Friday, March 23, 2007

Are you led astray, you also?

Saturday 4 of Lent

Readings: Jeremiah 11:18-20; Psalm 7; John 7:40-53

Somewhere near the heart of faith is the belief that something or someone meets me that is greater than anything I can imagine for myself. I do not meet with something that has been thought up, but something given, and given again and again. In the gospels, it is always that way around. It is the Christ who seeks human beings, not primarily human beings who seek God: the shepherd calls the sheep, not the sheep the shepherd. Faith always involves being attentive and ready to follow, to set out again on a path. There is a feeling of the inadequacy of your own resources and a readiness to let yourself go.

Those who have the germs of belief in many ways have no real idea as yet who the Christ is, or where he is leading them. Yet they are listening to something other than the chattering and distracting voices all around them. They hear a different kind of voice, ‘No one has ever spoken like this man’. It is a voice that seduces them out of the roles they are meant to be playing. They have at least an intimation of something greater than egoism or habit or career; they sense a happiness beyond their own fabrication.

The moment someone believes he has no need to go any further, no need to be open, he is on the edge of unbelief.
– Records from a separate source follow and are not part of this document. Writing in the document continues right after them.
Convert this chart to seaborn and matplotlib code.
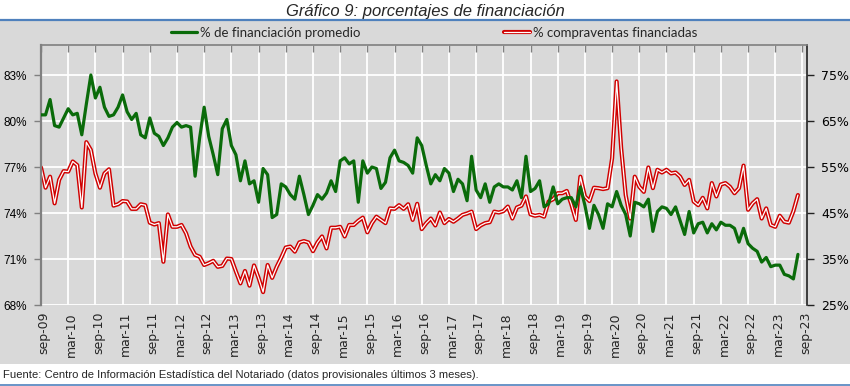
import numpy as np
import pandas as pd
import matplotlib
matplotlib.use("Agg")
import matplotlib.pyplot as plt
import seaborn as sns
from matplotlib.lines import Line2D
from matplotlib.patches import Rectangle
from matplotlib.legend_handler import HandlerTuple
from matplotlib.transforms import ScaledTranslation

# ---------------- data (monthly, sep-09 onwards) ----------------
pct_financiacion_promedio = [
    80.4, 80.4, 81.4, 79.7, 79.6, 80.2, 80.8, 80.4, 80.5, 79.1,
    81.1, 83.0, 81.5, 82.2, 80.9, 80.3, 80.4, 80.9, 81.7, 80.6,
    80.1, 80.5, 79.1, 78.9, 80.2, 79.2, 79.0, 78.4, 78.9, 79.6,
    79.9, 79.6, 79.7, 79.6, 76.4, 78.9, 80.9, 79.0, 77.8, 76.5,
    79.5, 80.1, 78.4, 77.8, 76.1, 77.4, 75.9, 76.1, 74.7, 76.9,
    76.5, 73.7, 73.9, 75.9, 75.7, 75.2, 74.9, 76.4, 75.2, 73.9,
    74.5, 75.2, 74.9, 75.3, 76.1, 75.4, 77.4, 77.6, 77.2, 77.4,
    74.7, 77.4, 76.6, 77.0, 76.9, 75.6, 76.0, 77.6, 78.1, 77.4,
    77.3, 77.1, 76.6, 78.9, 78.4, 77.1, 75.9, 76.5, 76.1, 76.9,
    76.6, 75.4, 76.2, 75.9, 74.8, 77.7, 75.5, 75.0, 75.9, 74.7,
    75.7, 75.9, 75.7, 75.7, 75.5, 76.1, 75.0, 77.7, 75.4, 75.6,
    76.1, 74.4, 74.6, 75.7, 74.6, 74.9, 75.0, 75.0, 74.4, 75.7,
    74.5, 73.0, 74.5, 73.9, 73.0, 74.6, 74.4, 75.4, 74.5, 73.9,
    72.5, 74.7, 74.6, 74.4, 74.9, 72.8, 74.1, 74.4, 74.3, 73.9,
    74.4, 73.5, 72.6, 74.1, 72.7, 73.3, 73.4, 72.7, 73.3, 72.9,
    73.4, 73.2, 73.2, 73.0, 72.1, 73.0, 72.0, 71.7, 71.5, 70.8,
    71.1, 70.5, 70.6, 70.6, 70.0, 69.9, 69.7, 71.3,
]

pct_compraventas_financiadas = [
    54.9, 50.5, 52.9, 47.1, 52.2, 54.1, 54.0, 56.2, 55.4, 46.2,
    60.4, 58.7, 53.6, 50.5, 53.6, 54.5, 46.6, 46.9, 47.6, 47.5,
    45.9, 45.9, 46.9, 46.7, 42.9, 42.5, 42.8, 34.4, 44.7, 42.0,
    42.0, 42.4, 40.6, 37.7, 35.9, 35.5, 33.7, 34.1, 34.6, 33.3,
    33.5, 35.1, 35.0, 32.3, 29.7, 32.4, 29.2, 33.6, 30.9, 27.8,
    33.7, 30.9, 33.3, 35.3, 37.5, 37.7, 36.6, 38.6, 38.9, 38.6,
    36.7, 38.6, 39.9, 37.3, 41.8, 41.8, 42.0, 39.9, 42.4, 42.4,
    43.3, 44.0, 40.8, 42.8, 44.2, 43.5, 42.8, 46.0, 45.9, 46.7,
    45.9, 46.9, 43.5, 47.0, 41.5, 42.8, 43.8, 42.3, 45.1, 42.8,
    43.7, 43.1, 43.8, 44.6, 44.9, 45.3, 41.5, 42.3, 42.8, 43.0,
    45.3, 45.1, 45.4, 46.4, 43.8, 46.2, 46.6, 48.6, 44.7, 44.4,
    44.6, 44.2, 47.5, 48.0, 49.3, 49.3, 49.8, 46.9, 43.5, 52.9,
    48.6, 47.6, 50.5, 50.4, 50.2, 50.4, 56.9, 73.6, 59.1, 48.9,
    43.8, 52.9, 50.7, 49.6, 54.9, 50.4, 54.4, 53.8, 54.4, 53.6,
    53.8, 52.9, 51.1, 52.2, 47.5, 46.7, 48.3, 46.0, 51.5, 48.6,
    51.2, 51.5, 50.7, 49.3, 50.4, 55.3, 45.7, 47.1, 48.0, 43.8,
    46.0, 42.4, 42.0, 44.4, 43.1, 42.9, 45.4, 48.9,
]

x_tick_labels = [
    "sep-09", "mar-10", "sep-10", "mar-11", "sep-11", "mar-12", "sep-12",
    "mar-13", "sep-13", "mar-14", "sep-14", "mar-15", "sep-15", "mar-16",
    "sep-16", "mar-17", "sep-17", "mar-18", "sep-18", "mar-19", "sep-19",
    "mar-20", "sep-20", "mar-21", "sep-21", "mar-22", "sep-22", "mar-23",
    "sep-23",
]
left_ticks = [68, 71, 74, 77, 80, 83]
right_ticks = [25, 35, 45, 55, 65, 75]

title = "Gráfico 9: porcentajes de financiación"
label_green = "% de financiación promedio"
label_red = "% compraventas financiadas"
source = "Fuente: Centro de Información Estadística del Notariado (datos provisionales últimos 3 meses)."

# ---------------- styling ----------------
sns.set_style("white")
plt.rcParams["font.family"] = ["Liberation Sans", "DejaVu Sans"]

W, H = 850, 386
GRAY = "#D9D9D9"
GREEN = "#0A6B0A"
RED = "#D00000"
BLUE = "#4F81BD"

df = pd.DataFrame({
    "idx": np.arange(len(pct_financiacion_promedio)),
    "fin": pct_financiacion_promedio,
    "comp": pct_compraventas_financiadas,
})

fig = plt.figure(figsize=(W / 100, H / 100), dpi=100, facecolor="white")

# gray chart area and blue rules
fig.add_artist(Rectangle((0, 1 - 364 / H), 1, (364 - 21) / H, transform=fig.transFigure,
                         facecolor=GRAY, edgecolor="none", zorder=-10))
fig.add_artist(Line2D([0, 1], [1 - 20 / H] * 2, transform=fig.transFigure, color=BLUE, lw=1.6))
fig.add_artist(Line2D([0, 1], [1 - 384.5 / H] * 2, transform=fig.transFigure, color=BLUE, lw=1.2))

left, right, top, bottom = 41, 807, 45, 305
ax_r = fig.add_axes([left / W, 1 - bottom / H, (right - left) / W, (bottom - top) / H])
ax_r.set_facecolor(GRAY)
ax_l = ax_r.twinx()

# red double line on right scale
sns.lineplot(data=df, x="idx", y="comp", ax=ax_r, color=RED, lw=3.0, zorder=3)
sns.lineplot(data=df, x="idx", y="comp", ax=ax_r, color="white", lw=0.9, zorder=4)
# green on left scale
sns.lineplot(data=df, x="idx", y="fin", ax=ax_l, color=GREEN, lw=2.3, zorder=5)

ax_r.set_xlim(0, 169)
ax_r.set_ylim(25, 25 + 260 * 10 / 46)
ax_l.set_ylim(68, 68 + 260 * 3 / 46)

# right axis (red)
ax_r.yaxis.tick_right()
ax_r.set_yticks(right_ticks)
ax_r.set_yticklabels([f"{v}%" for v in right_ticks], fontsize=9,
                     family=["DejaVu Sans"])
ax_r.tick_params(axis="y", which="major", right=True, left=False, direction="out",
                 length=5, width=1.0, color="#222222", pad=5, labelcolor="black")
# left axis (green)
ax_l.yaxis.tick_left()
ax_l.set_yticks(left_ticks)
ax_l.set_yticklabels([f"{v}%" for v in left_ticks], fontsize=8.5)
ax_l.tick_params(axis="y", which="major", left=True, right=False, direction="out",
                 length=5, width=1.0, color="#808080", pad=5, labelcolor="black")

# x axis
ax_r.set_xticks(np.arange(0, 6 * len(x_tick_labels), 6))
ax_r.set_xticklabels(x_tick_labels, rotation=90, fontsize=9, family=["DejaVu Sans"])
ax_r.tick_params(axis="x", which="major", top=True, bottom=False, direction="in",
                 length=5, width=1.0, color="#808080", pad=5, labelbottom=True, labeltop=False)
shift = ScaledTranslation(3 / 100, 0, fig.dpi_scale_trans)
for lab in ax_r.get_xticklabels():
    lab.set_transform(lab.get_transform() + shift)
for a in (ax_r, ax_l):
    a.set_xlabel("")
    a.set_ylabel("")

ax_r.grid(True, axis="both", color="white", lw=1.3)
ax_r.set_axisbelow(True)

for s in ("left", "bottom"):
    ax_r.spines[s].set_visible(False)
ax_r.spines["top"].set_color("#808080")
ax_r.spines["top"].set_linewidth(1.2)
ax_r.spines["right"].set_color("#222222")
ax_r.spines["right"].set_linewidth(1.2)
for s in ("top", "right", "bottom"):
    ax_l.spines[s].set_visible(False)
ax_l.spines["left"].set_color("#808080")
ax_l.spines["left"].set_linewidth(1.6)

# title
fig.text(0.5, 1 - 11.5 / H, title, ha="center", va="center", fontsize=12, style="italic")

# legends
h_green = Line2D([], [], color=GREEN, lw=2.3)
h_red = (Line2D([], [], color=RED, lw=3.0), Line2D([], [], color="white", lw=0.9))
leg_kw = dict(frameon=False, handlelength=2.0, handletextpad=0.2,
              borderpad=0, borderaxespad=0, loc="center left",
              prop={"family": ["Lato", "DejaVu Sans"], "size": 9.5})
fig.legend(handles=[h_green], labels=[label_green],
           bbox_to_anchor=(171 / W, 1 - 33 / H), **leg_kw)
fig.legend(handles=[h_red], labels=[label_red],
           handler_map={tuple: HandlerTuple(ndivide=1)},
           bbox_to_anchor=(504 / W, 1 - 33 / H), **leg_kw)

# source
fig.text(3 / W, 1 - 375.5 / H, source, ha="left", va="center", fontsize=8.1)

fig.savefig("out.png", dpi=100, facecolor="white")
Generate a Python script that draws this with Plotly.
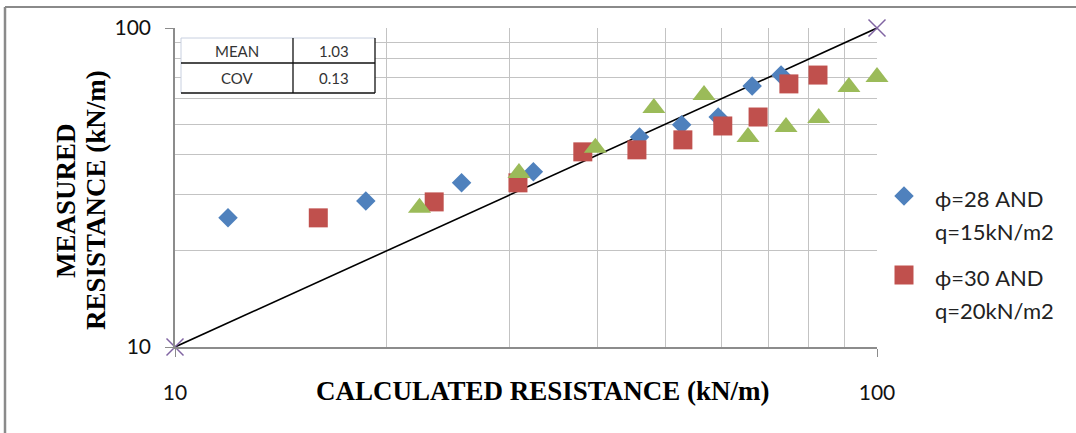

The pharisees and the chief priests have a peculiar version of this illness. They are so sure of their interpretation of their religious tradition, that they simply have no need to re-examine accepted and well-tried positions: it is known … it is settled … no need to look any further. They have no need to be called out of themselves, to respond to an invitation, or even seriously to consider it. Though even they cannot entirely lock themselves up in silence; they still have vestigial ears. That is why they get angry.